### Provided records
Begin
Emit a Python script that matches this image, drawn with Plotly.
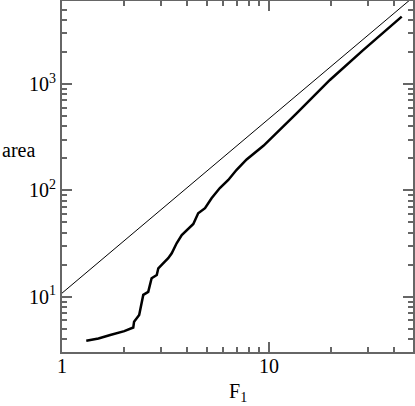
import plotly.graph_objects as go

# thick curve: area vs F1
curve_F = [1.31, 1.5, 1.71, 2.0, 2.21, 2.23, 2.36, 2.47, 2.61, 2.71, 2.87, 2.92, 3.08, 3.26,
           3.39, 3.58, 3.79, 4.00, 4.31, 4.55, 4.91, 5.28, 5.79, 6.36, 6.98, 7.8, 9.4,
           13.6, 19.7, 28.6, 43.8]
curve_area = [3.86, 4.05, 4.36, 4.75, 5.13, 5.82, 6.73, 10.4, 11.1, 14.9, 16.0, 18.5, 20.6, 23.0,
              25.6, 31.8, 38.0, 41.8, 48.3, 60.9, 67.9, 84.3, 105, 125, 156, 195, 262,
              530, 1090, 2090, 4300]

# thin reference line (endpoints)
ref_F = [1, 50]
ref_area = [10.8, 6600]

x_tickvals = [1, 10]
x_ticktext = ["1", "10"]
y_tickvals = [10, 100, 1000]
y_ticktext = ["10<sup>1</sup>", "10<sup>2</sup>", "10<sup>3</sup>"]
x_minor = [2, 3, 4, 5, 6, 7, 8, 9, 20, 30, 40, 50]
y_minor = [4, 5, 6, 7, 8, 9, 20, 30, 40, 50, 60, 70, 80, 90,
           200, 300, 400, 500, 600, 700, 800, 900, 2000, 3000, 4000, 5000, 6000]

fig = go.Figure()
fig.add_trace(go.Scatter(x=ref_F, y=ref_area, mode="lines",
                         line=dict(color="black", width=1), showlegend=False))
fig.add_trace(go.Scatter(x=curve_F, y=curve_area, mode="lines",
                         line=dict(color="black", width=2.5), showlegend=False))

font = dict(family="Liberation Serif, Times New Roman, serif", size=20, color="black")
axcol = "#666666"

common = dict(ticks="inside", ticklen=10, tickwidth=1.5, tickcolor=axcol,
              showline=True, linecolor=axcol, linewidth=2, mirror="allticks",
              showgrid=False, zeroline=False, tickfont=font, automargin=False)

fig.update_xaxes(type="log", range=[0, 1.696], tickvals=x_tickvals, ticktext=x_ticktext,
                 ticklabelstandoff=-5,
                 minor=dict(tickvals=x_minor, ticks="inside", ticklen=5, tickwidth=1.5,
                            tickcolor=axcol, showgrid=False), **common)
fig.update_yaxes(type="log", range=[0.48, 3.78], tickvals=y_tickvals, ticktext=y_ticktext,
                 minor=dict(tickvals=y_minor, ticks="inside", ticklen=5, tickwidth=1.5,
                            tickcolor=axcol, showgrid=False), **common)

fig.add_annotation(text="area", xref="paper", yref="paper", x=-62 / 351, y=(352 - 150) / 351,
                   xanchor="left", yanchor="middle", showarrow=False, font=font)
fig.add_annotation(text="F<sub>1</sub>", xref="paper", yref="paper", x=0.5, y=-0.114,
                   xanchor="center", yanchor="middle", showarrow=False, font=font)

fig.update_layout(width=415, height=406, margin=dict(l=62, r=2, t=1, b=54),
                  plot_bgcolor="white", paper_bgcolor="white")

fig.write_html("out.html", config={"displayModeBar": False},
               post_script="document.body.style.margin='0';document.body.style.overflow='hidden';")
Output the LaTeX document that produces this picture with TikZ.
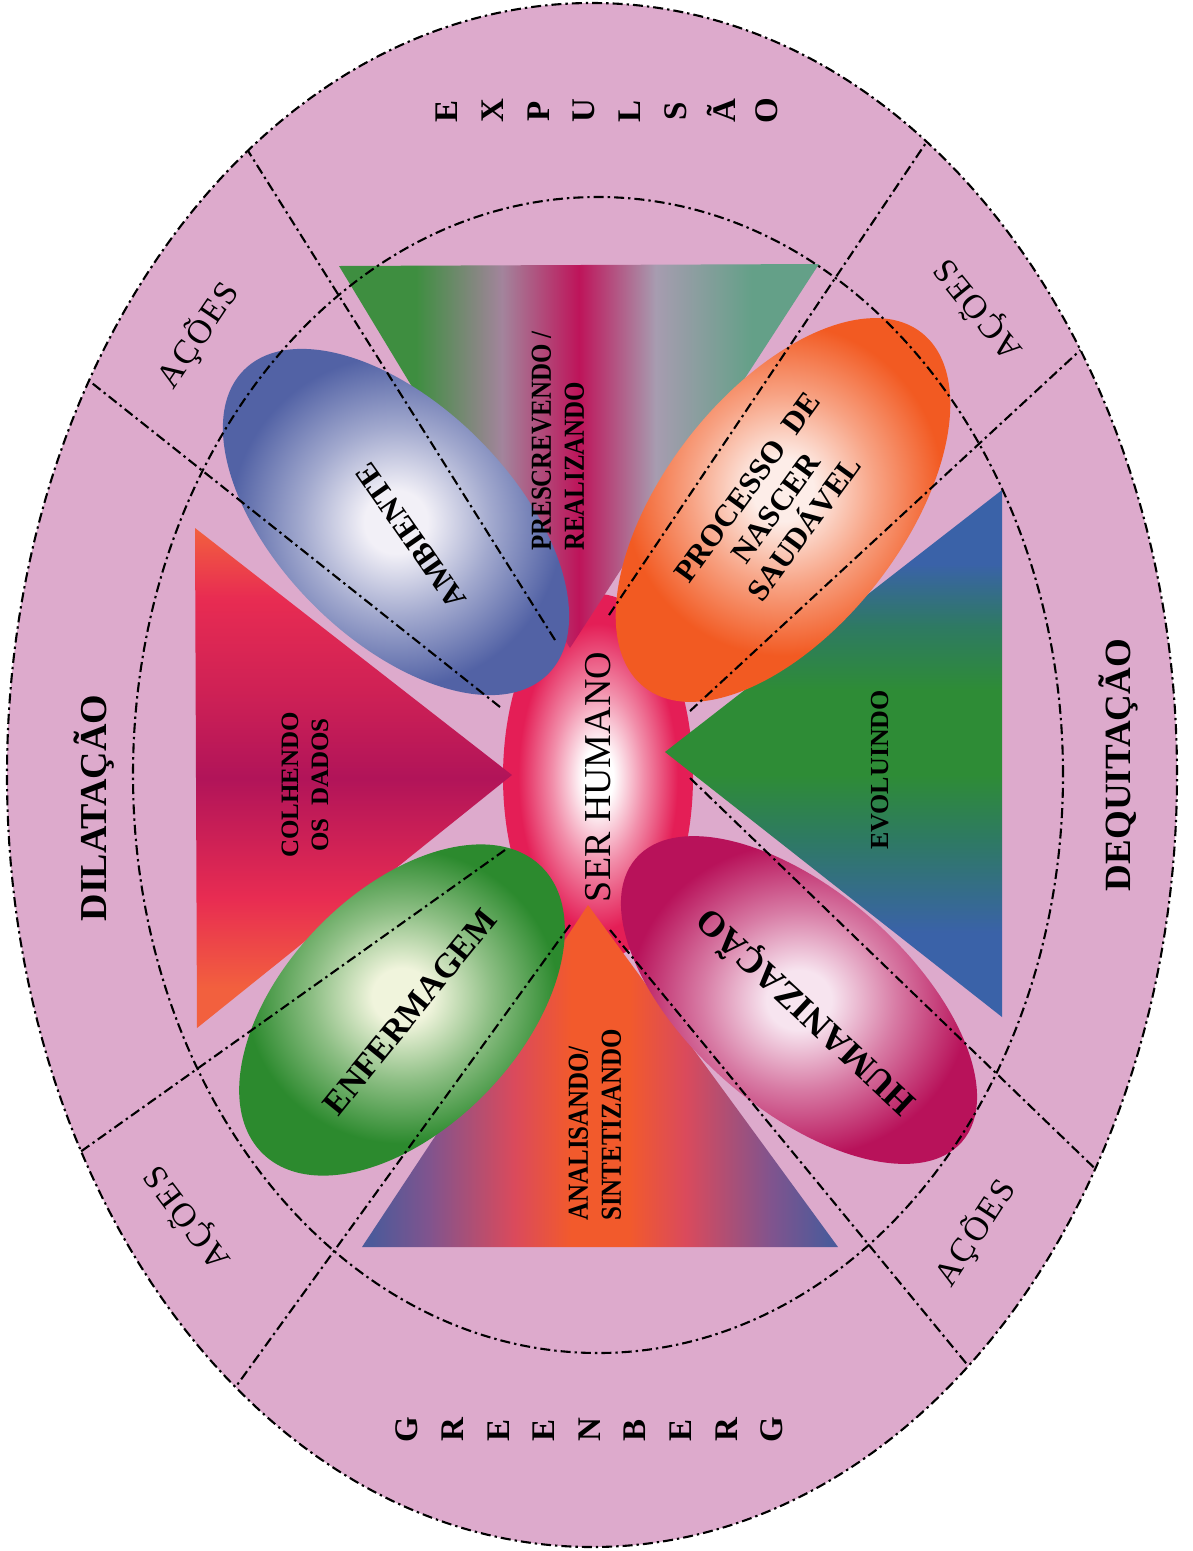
\documentclass[tikz,border=0pt]{standalone}
\usepackage{fontspec}
\setmainfont{Liberation Serif}
\newfontfamily\narrowserif{Liberation Serif}[FakeStretch=0.86]
\usetikzlibrary{shapes.geometric}

\definecolor{band}{HTML}{DDAACC}
\definecolor{serrim}{HTML}{E41E56}
% triangle colours
\definecolor{tgreen}{HTML}{3E8E40}\definecolor{tmauve}{HTML}{A3849C}
\definecolor{tcrim}{HTML}{BE145A}\definecolor{tgrey}{HTML}{A79CB0}
\definecolor{tteal}{HTML}{64A088}
\definecolor{bblue}{HTML}{4C5A9A}\definecolor{bplum}{HTML}{80548E}
\definecolor{bred}{HTML}{DA4A5C}\definecolor{borange}{HTML}{F25A2C}
\definecolor{lorange}{HTML}{F2603E}\definecolor{lred}{HTML}{E82C52}
\definecolor{lmag}{HTML}{B11459}
\definecolor{rblue}{HTML}{3A62A8}\definecolor{rteal}{HTML}{2E7A62}
\definecolor{rgreen}{HTML}{2E8C36}
% petal colours
\definecolor{ambrim}{HTML}{5262A5}\definecolor{ambcore}{HTML}{F2F0F7}
\definecolor{procrim}{HTML}{F25A22}\definecolor{proccore}{HTML}{FDEDE8}
\definecolor{enfrim}{HTML}{2C8A2E}\definecolor{enfcore}{HTML}{F0F4DC}
\definecolor{humrim}{HTML}{B8125A}\definecolor{humcore}{HTML}{F7E4EF}
\colorlet{pcore}{white}\colorlet{prim}{red}

% only 25bp..75bp of an axis shading (and 0bp..25bp of a radial one) cover the path
\pgfdeclarehorizontalshading{toptri}{100bp}{color(0bp)=(tgreen); color(33bp)=(tgreen); color(42bp)=(tmauve); color(50bp)=(tcrim); color(58bp)=(tgrey); color(68bp)=(tteal); color(100bp)=(tteal)}
\pgfdeclarehorizontalshading{bottri}{100bp}{color(0bp)=(bblue); color(26bp)=(bblue); color(32bp)=(bplum); color(41bp)=(bred); color(47bp)=(borange); color(53bp)=(borange); color(59bp)=(bred); color(68bp)=(bplum); color(74bp)=(bblue); color(100bp)=(bblue)}
\pgfdeclareverticalshading{lefttri}{100bp}{color(0bp)=(lorange); color(29bp)=(lorange); color(38bp)=(lred); color(50bp)=(lmag); color(58bp)=(lmag!50!lred); color(68bp)=(lred); color(75bp)=(lorange); color(100bp)=(lorange)}
\pgfdeclareverticalshading{righttri}{100bp}{color(0bp)=(rblue); color(33bp)=(rblue); color(42bp)=(rteal); color(48bp)=(rgreen); color(56bp)=(rgreen); color(62bp)=(rteal); color(68bp)=(rblue); color(100bp)=(rblue)}
\pgfdeclareradialshading[pcore,prim]{petalglow}{\pgfpointorigin}{color(0bp)=(pcore); color(4bp)=(pcore); color(12bp)=(pcore!50!prim); color(21bp)=(prim); color(50bp)=(prim)}

\begin{document}
\begin{tikzpicture}[x=1pt,y=1pt,
cutline/.style={draw=black,line width=2.1pt,dash pattern=on 10pt off 4pt on 2.4pt off 4pt},
petal/.style={ellipse,shade,shading=petalglow,inner sep=0pt},
petal core/.code={\colorlet{pcore}{#1}},
petal rim/.code={\colorlet{prim}{#1}},
petaltext/.style={font=\bfseries\fontsize{31}{35}\selectfont,align=center},
phase/.style={font=\bfseries\fontsize{38}{40}\selectfont,rotate=90},
actlabel/.style={font=\fontsize{34}{36}\selectfont\addfontfeature{LetterSpace=6}},
tritext/.style={font=\narrowserif\bfseries\fontsize{29}{33}\selectfont,rotate=90,align=left},
stackletter/.style={font=\bfseries\fontsize{33}{35}\selectfont,rotate=90,inner sep=0pt}]
\useasboundingbox (0,0) rectangle (1193,-1551);
\fill[white] (0,0) rectangle (1193,-1551);

% outer band
\fill[band] (592,-775) ellipse [x radius=585,y radius=772];

% centre
\node[petal,petal core=white,petal rim=serrim,minimum width=190,minimum height=366] (serblob) at (598,-777) {};

% triangles
\shade[shading=toptri] (339,-266) -- (819,-264) -- (570,-648) -- cycle;
\shade[shading=bottri] (362,-1247) -- (838,-1247) -- (588,-905) -- cycle;
\shade[shading=lefttri] (195,-528) -- (197,-1028) -- (512,-775) -- cycle;
\shade[shading=righttri] (1002,-490) -- (1002,-1017) -- (665,-752) -- cycle;

% petals
\node[petal,petal core=ambcore,petal rim=ambrim,minimum width=430,minimum height=234,rotate=135] (amb) at (396,-522) {};
\node[petal,petal core=proccore,petal rim=procrim,minimum width=450,minimum height=238,rotate=52] (proc) at (783,-510) {};
\node[petal,petal core=enfcore,petal rim=enfrim,minimum width=400,minimum height=236,rotate=46] (enf) at (402,-1010) {};
\node[petal,petal core=humcore,petal rim=humrim,minimum width=432,minimum height=218,rotate=139] (hum) at (799,-1000) {};
\node[petaltext,rotate=125] (ambtext) at (411,-536) {AMBIENTE};
\node[petaltext,rotate=54] (proctext) at (776,-508) {PROCESSO\ \ DE\\NASCER\\SAUDÁVEL};
\node[petaltext,rotate=51,font=\bfseries\fontsize{34}{36}\selectfont] (enftext) at (410,-1012) {ENFERMAGEM};
\node[petaltext,rotate=137,font=\bfseries\fontsize{36}{38}\selectfont] (humtext) at (806,-1012) {HUMANIZAÇÃO};

% texts of the triangles
\node[tritext] (presc) at (558,-441) {PRESCREVENDO /\\REALIZANDO};
\node[tritext] (anal) at (595,-1125) {ANALISANDO/\\SINTETIZANDO};
\node[tritext,align=center,font=\bfseries\fontsize{25}{30}\selectfont] (colh) at (305,-785) {COLHENDO\\OS\ \ DADOS};
\node[tritext,font=\bfseries\fontsize{26}{30}\selectfont] (evol) at (880,-770) {EVOLUINDO};

% dash-dot lines
\draw[cutline] (598,-775) ellipse [x radius=465,y radius=578];
\begin{scope}
\clip (592,-775) ellipse [x radius=585,y radius=772];
\foreach \xa/\ya/\xb/\yb in {555/640/154/1, 500/707/0/310, 609/615/995/40, 690/711/1193/246,
  570/925/101/1573, 505/850/0/1209, 610/930/1118/1548, 690/778/1194/1264}
  \draw[cutline] (\xa,-\ya) -- (\xb,-\yb);
\end{scope}
\draw[cutline] (592,-775) ellipse [x radius=585,y radius=772];

\node[font=\fontsize{38}{40}\selectfont,rotate=90] (ser) at (serblob.center) {SER HUMANO};

% labels in the band
\node[phase] (dil) at (94,-808) {DILATAÇÃO};
\node[phase,font=\bfseries\fontsize{37}{40}\selectfont] (deq) at (1118,-765) {DEQUITAÇÃO};
\node[actlabel,rotate=56] (act1) at (198,-335) {AÇÕES};
\node[actlabel,rotate=129] (act2) at (978,-310) {AÇÕES};
\node[actlabel,rotate=127] (act3) at (187,-1218) {AÇÕES};
\node[actlabel,rotate=57] (act4) at (975,-1233) {AÇÕES};
\foreach \ch [count=\i] in {E,X,P,U,L,S,Ã,O}
  \node[stackletter] (exp\i) at ({447+45.7*(\i-1)},-111) {\ch};
\foreach \ch [count=\i] in {G,R,E,E,N,B,E,R,G}
  \node[stackletter] (gre\i) at ({407+45.6*(\i-1)},-1430) {\ch};
\end{tikzpicture}
\end{document}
End
### Task description
Stop after the line containing "import plotly.graph_objects as go": copy the records exactly from the first line up to there, leaving pictures out.

### Full output
Emit a Python script that matches this image, drawn with Plotly.
import plotly.graph_objects as go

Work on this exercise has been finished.